[MATERIAL PROVIDED]:
====
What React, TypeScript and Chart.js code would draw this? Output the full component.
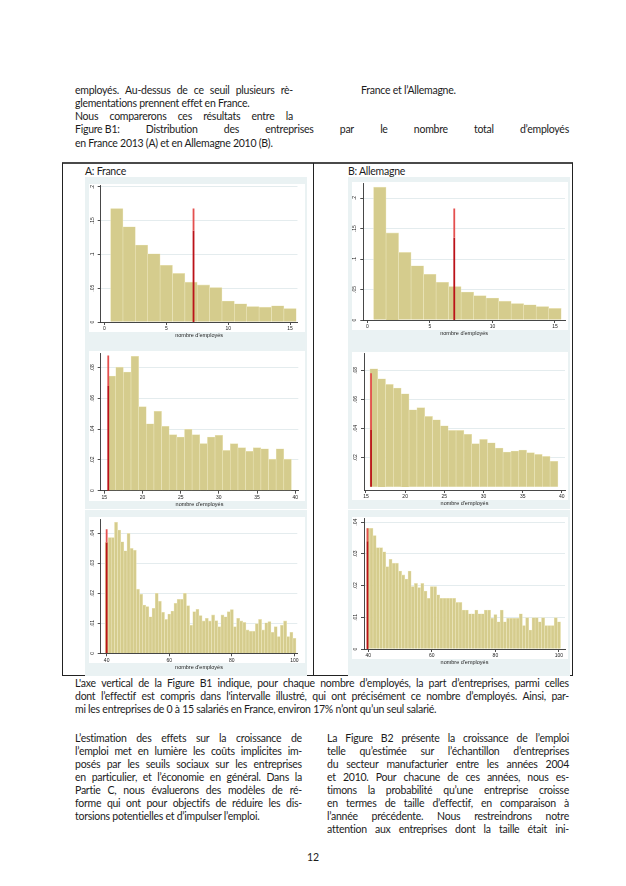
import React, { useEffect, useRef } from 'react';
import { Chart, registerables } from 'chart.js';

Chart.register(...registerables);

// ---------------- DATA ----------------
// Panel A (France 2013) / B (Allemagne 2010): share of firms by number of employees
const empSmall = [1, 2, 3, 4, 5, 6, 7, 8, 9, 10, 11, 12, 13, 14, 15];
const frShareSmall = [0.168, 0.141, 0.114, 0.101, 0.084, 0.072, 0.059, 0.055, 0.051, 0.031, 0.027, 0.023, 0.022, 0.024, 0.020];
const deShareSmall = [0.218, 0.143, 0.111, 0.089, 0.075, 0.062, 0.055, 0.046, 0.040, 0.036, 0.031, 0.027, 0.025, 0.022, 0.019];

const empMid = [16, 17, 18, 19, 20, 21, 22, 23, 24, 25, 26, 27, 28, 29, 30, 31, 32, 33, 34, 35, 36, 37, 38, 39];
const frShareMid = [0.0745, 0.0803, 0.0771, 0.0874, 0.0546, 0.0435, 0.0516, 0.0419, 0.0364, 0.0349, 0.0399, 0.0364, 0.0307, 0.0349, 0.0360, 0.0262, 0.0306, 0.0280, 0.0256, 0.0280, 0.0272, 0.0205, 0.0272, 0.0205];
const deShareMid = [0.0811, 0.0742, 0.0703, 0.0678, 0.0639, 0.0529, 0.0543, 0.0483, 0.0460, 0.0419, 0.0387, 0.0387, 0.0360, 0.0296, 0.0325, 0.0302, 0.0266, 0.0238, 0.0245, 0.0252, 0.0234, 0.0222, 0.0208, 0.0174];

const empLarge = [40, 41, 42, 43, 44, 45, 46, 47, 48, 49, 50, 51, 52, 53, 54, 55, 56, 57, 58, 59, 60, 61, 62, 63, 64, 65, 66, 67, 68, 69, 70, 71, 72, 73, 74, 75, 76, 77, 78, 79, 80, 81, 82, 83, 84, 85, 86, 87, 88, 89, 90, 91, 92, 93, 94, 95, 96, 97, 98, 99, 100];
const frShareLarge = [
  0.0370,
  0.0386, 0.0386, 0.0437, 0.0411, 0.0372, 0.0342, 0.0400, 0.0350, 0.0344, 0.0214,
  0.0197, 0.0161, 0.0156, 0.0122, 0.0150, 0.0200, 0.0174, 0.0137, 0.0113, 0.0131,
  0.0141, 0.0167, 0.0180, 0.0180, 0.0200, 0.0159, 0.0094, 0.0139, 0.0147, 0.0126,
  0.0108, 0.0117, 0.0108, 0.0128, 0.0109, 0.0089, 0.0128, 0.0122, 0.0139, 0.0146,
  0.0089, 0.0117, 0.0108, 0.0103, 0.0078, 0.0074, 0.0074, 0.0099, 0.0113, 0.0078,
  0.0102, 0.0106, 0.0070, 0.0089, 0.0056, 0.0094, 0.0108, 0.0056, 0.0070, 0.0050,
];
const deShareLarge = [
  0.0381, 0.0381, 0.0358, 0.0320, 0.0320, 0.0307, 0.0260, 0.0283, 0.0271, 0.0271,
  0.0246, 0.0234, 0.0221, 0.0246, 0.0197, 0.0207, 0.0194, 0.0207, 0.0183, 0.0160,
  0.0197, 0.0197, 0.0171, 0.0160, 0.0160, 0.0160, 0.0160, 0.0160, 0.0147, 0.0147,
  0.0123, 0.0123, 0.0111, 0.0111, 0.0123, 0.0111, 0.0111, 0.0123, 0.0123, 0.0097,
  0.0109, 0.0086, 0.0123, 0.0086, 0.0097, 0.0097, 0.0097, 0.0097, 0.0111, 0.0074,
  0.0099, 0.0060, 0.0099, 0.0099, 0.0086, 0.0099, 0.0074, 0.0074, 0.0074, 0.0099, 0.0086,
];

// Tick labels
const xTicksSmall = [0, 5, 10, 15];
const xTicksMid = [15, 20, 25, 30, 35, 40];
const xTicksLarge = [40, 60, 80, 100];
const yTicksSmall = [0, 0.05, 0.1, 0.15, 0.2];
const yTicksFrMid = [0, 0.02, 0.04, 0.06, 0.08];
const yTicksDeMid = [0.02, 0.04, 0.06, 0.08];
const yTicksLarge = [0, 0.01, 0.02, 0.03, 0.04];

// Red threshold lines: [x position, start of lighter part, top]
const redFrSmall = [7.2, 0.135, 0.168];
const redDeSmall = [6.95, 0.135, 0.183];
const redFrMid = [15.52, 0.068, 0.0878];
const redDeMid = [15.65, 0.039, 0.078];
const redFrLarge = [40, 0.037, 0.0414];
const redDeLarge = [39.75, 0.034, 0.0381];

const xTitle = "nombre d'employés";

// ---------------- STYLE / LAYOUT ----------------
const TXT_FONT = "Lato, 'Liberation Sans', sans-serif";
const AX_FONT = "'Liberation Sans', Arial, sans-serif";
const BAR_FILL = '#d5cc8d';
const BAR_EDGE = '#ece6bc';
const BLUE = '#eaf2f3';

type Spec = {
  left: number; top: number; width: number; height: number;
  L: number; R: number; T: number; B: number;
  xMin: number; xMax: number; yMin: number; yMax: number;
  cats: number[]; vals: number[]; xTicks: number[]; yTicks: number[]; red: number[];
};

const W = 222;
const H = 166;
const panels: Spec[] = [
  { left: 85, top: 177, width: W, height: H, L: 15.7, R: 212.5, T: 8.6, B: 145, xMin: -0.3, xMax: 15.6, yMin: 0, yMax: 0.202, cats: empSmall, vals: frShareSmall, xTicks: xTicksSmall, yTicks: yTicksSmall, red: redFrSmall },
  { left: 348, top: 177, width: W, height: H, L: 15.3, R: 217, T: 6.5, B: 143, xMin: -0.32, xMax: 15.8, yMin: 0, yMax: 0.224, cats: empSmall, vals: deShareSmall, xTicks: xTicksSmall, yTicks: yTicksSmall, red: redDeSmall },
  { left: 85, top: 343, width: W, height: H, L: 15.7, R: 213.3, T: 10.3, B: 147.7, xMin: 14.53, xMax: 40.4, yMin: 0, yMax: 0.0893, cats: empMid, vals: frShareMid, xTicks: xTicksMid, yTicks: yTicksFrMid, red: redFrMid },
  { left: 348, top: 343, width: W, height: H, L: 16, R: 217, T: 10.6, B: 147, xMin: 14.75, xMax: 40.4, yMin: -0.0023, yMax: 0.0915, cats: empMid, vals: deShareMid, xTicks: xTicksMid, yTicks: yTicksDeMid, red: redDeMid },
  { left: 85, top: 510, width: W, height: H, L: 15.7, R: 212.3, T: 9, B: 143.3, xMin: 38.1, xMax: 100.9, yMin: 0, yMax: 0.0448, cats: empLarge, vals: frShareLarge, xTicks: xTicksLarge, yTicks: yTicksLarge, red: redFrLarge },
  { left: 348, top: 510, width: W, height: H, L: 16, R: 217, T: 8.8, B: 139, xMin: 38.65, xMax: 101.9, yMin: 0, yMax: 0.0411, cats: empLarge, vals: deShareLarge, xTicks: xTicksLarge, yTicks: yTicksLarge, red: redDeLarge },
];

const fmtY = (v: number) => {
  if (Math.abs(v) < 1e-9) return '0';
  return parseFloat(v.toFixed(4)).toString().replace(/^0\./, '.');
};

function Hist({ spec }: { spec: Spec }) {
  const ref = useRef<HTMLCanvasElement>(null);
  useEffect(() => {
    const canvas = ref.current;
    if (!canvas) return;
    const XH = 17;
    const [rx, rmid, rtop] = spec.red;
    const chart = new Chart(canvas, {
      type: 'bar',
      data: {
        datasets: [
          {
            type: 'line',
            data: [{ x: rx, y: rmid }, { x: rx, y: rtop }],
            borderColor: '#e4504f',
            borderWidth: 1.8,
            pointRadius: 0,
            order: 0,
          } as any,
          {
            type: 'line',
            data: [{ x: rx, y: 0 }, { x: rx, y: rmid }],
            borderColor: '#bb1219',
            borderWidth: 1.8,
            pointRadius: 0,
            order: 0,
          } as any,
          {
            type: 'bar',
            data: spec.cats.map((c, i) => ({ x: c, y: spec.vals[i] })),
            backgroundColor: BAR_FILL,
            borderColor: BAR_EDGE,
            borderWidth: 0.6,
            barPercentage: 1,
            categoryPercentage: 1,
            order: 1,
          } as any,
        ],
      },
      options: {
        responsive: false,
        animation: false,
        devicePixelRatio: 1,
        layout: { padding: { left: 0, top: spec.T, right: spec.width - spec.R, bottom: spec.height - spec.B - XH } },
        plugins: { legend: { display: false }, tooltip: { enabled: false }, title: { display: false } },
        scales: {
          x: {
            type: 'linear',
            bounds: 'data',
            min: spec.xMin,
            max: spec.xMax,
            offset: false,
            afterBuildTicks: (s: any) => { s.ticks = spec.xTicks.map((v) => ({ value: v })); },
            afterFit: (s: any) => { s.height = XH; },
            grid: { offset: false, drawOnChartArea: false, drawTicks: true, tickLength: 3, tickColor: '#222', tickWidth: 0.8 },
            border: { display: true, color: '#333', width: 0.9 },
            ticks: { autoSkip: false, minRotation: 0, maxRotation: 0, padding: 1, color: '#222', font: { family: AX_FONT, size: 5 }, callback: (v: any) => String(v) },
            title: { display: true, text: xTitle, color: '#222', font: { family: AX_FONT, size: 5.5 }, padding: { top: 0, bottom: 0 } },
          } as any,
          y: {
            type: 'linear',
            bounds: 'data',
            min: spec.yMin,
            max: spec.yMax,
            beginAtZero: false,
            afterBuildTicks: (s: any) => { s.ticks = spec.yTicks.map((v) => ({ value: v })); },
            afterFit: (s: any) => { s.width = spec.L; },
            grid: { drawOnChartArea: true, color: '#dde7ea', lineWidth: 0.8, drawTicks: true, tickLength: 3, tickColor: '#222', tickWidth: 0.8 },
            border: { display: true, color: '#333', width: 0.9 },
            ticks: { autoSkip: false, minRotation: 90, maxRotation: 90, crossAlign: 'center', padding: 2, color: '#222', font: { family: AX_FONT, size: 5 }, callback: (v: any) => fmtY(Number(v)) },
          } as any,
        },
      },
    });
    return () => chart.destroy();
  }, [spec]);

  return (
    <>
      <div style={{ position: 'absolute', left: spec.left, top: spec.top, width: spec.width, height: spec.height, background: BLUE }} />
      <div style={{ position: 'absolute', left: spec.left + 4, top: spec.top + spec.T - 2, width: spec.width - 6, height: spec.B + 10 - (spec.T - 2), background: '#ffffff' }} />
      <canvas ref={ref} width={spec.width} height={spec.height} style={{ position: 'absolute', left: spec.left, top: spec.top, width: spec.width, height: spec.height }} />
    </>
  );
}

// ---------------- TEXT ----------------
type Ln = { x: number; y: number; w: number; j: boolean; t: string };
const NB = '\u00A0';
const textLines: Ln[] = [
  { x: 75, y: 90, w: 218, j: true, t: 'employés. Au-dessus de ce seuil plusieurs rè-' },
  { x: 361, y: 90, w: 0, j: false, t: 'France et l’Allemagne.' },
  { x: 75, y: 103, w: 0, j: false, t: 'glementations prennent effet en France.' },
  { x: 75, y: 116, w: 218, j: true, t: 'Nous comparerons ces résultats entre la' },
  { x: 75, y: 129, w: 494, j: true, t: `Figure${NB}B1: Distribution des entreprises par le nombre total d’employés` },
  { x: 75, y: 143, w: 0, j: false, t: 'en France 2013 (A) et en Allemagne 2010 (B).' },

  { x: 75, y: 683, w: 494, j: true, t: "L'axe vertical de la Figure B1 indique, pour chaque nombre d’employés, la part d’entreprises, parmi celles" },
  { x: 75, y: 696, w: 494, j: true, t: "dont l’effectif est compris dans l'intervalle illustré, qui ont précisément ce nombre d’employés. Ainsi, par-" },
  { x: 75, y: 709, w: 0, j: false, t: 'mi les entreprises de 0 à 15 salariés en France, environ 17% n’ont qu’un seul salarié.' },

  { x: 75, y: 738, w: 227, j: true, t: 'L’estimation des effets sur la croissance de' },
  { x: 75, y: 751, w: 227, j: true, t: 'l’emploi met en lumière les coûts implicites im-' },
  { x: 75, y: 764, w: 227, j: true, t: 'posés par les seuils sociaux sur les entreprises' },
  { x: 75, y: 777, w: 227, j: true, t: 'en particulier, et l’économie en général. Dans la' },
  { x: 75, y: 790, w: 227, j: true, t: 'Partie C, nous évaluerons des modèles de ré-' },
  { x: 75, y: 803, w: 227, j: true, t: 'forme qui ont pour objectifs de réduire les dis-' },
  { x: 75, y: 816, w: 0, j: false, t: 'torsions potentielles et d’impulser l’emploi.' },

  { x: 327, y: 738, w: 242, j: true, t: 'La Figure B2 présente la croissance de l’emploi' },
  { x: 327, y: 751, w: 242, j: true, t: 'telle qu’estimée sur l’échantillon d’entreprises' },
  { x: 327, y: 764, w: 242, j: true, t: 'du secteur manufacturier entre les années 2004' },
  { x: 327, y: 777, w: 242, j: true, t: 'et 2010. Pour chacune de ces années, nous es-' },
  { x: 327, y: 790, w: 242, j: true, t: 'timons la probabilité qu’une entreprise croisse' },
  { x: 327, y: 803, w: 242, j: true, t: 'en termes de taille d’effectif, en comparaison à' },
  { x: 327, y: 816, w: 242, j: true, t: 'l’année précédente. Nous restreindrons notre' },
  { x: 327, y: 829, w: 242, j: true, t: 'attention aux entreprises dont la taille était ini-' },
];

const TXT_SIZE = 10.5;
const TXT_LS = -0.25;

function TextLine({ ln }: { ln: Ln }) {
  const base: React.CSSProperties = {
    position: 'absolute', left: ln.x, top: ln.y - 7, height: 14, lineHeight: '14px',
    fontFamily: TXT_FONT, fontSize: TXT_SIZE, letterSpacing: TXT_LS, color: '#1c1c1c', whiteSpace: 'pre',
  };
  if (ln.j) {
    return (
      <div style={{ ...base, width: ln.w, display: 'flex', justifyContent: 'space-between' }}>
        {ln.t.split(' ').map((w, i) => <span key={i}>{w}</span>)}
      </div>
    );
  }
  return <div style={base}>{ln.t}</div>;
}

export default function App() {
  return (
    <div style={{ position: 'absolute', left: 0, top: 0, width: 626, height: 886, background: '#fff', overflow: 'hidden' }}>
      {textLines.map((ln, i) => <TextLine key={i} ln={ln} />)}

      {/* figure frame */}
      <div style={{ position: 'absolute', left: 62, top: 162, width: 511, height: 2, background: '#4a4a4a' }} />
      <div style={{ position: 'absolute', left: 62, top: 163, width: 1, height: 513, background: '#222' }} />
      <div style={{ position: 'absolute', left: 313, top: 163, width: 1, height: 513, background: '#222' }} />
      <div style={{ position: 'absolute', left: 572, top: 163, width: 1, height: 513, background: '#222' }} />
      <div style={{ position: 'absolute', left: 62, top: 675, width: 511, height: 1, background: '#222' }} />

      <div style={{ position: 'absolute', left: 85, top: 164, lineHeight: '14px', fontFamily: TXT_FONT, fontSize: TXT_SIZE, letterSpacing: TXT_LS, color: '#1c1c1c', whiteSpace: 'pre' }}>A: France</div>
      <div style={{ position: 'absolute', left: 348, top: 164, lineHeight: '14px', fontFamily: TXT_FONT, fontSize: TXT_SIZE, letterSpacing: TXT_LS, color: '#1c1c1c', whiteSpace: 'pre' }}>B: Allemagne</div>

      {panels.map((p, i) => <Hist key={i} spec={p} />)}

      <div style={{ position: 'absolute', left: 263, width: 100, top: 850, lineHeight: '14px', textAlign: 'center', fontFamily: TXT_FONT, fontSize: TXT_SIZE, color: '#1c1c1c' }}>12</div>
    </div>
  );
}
====
[WRITTEN PROBLEM]:
Every line from the top of the material above through the line with "0.0222, 0.0208, 0.0174];" should be duplicated exactly, please; leave out the pictures.

[TASK ANSWER]:
What React, TypeScript and Chart.js code would draw this? Output the full component.
import React, { useEffect, useRef } from 'react';
import { Chart, registerables } from 'chart.js';

Chart.register(...registerables);

// ---------------- DATA ----------------
// Panel A (France 2013) / B (Allemagne 2010): share of firms by number of employees
const empSmall = [1, 2, 3, 4, 5, 6, 7, 8, 9, 10, 11, 12, 13, 14, 15];
const frShareSmall = [0.168, 0.141, 0.114, 0.101, 0.084, 0.072, 0.059, 0.055, 0.051, 0.031, 0.027, 0.023, 0.022, 0.024, 0.020];
const deShareSmall = [0.218, 0.143, 0.111, 0.089, 0.075, 0.062, 0.055, 0.046, 0.040, 0.036, 0.031, 0.027, 0.025, 0.022, 0.019];

const empMid = [16, 17, 18, 19, 20, 21, 22, 23, 24, 25, 26, 27, 28, 29, 30, 31, 32, 33, 34, 35, 36, 37, 38, 39];
const frShareMid = [0.0745, 0.0803, 0.0771, 0.0874, 0.0546, 0.0435, 0.0516, 0.0419, 0.0364, 0.0349, 0.0399, 0.0364, 0.0307, 0.0349, 0.0360, 0.0262, 0.0306, 0.0280, 0.0256, 0.0280, 0.0272, 0.0205, 0.0272, 0.0205];
const deShareMid = [0.0811, 0.0742, 0.0703, 0.0678, 0.0639, 0.0529, 0.0543, 0.0483, 0.0460, 0.0419, 0.0387, 0.0387, 0.0360, 0.0296, 0.0325, 0.0302, 0.0266, 0.0238, 0.0245, 0.0252, 0.0234, 0.0222, 0.0208, 0.0174];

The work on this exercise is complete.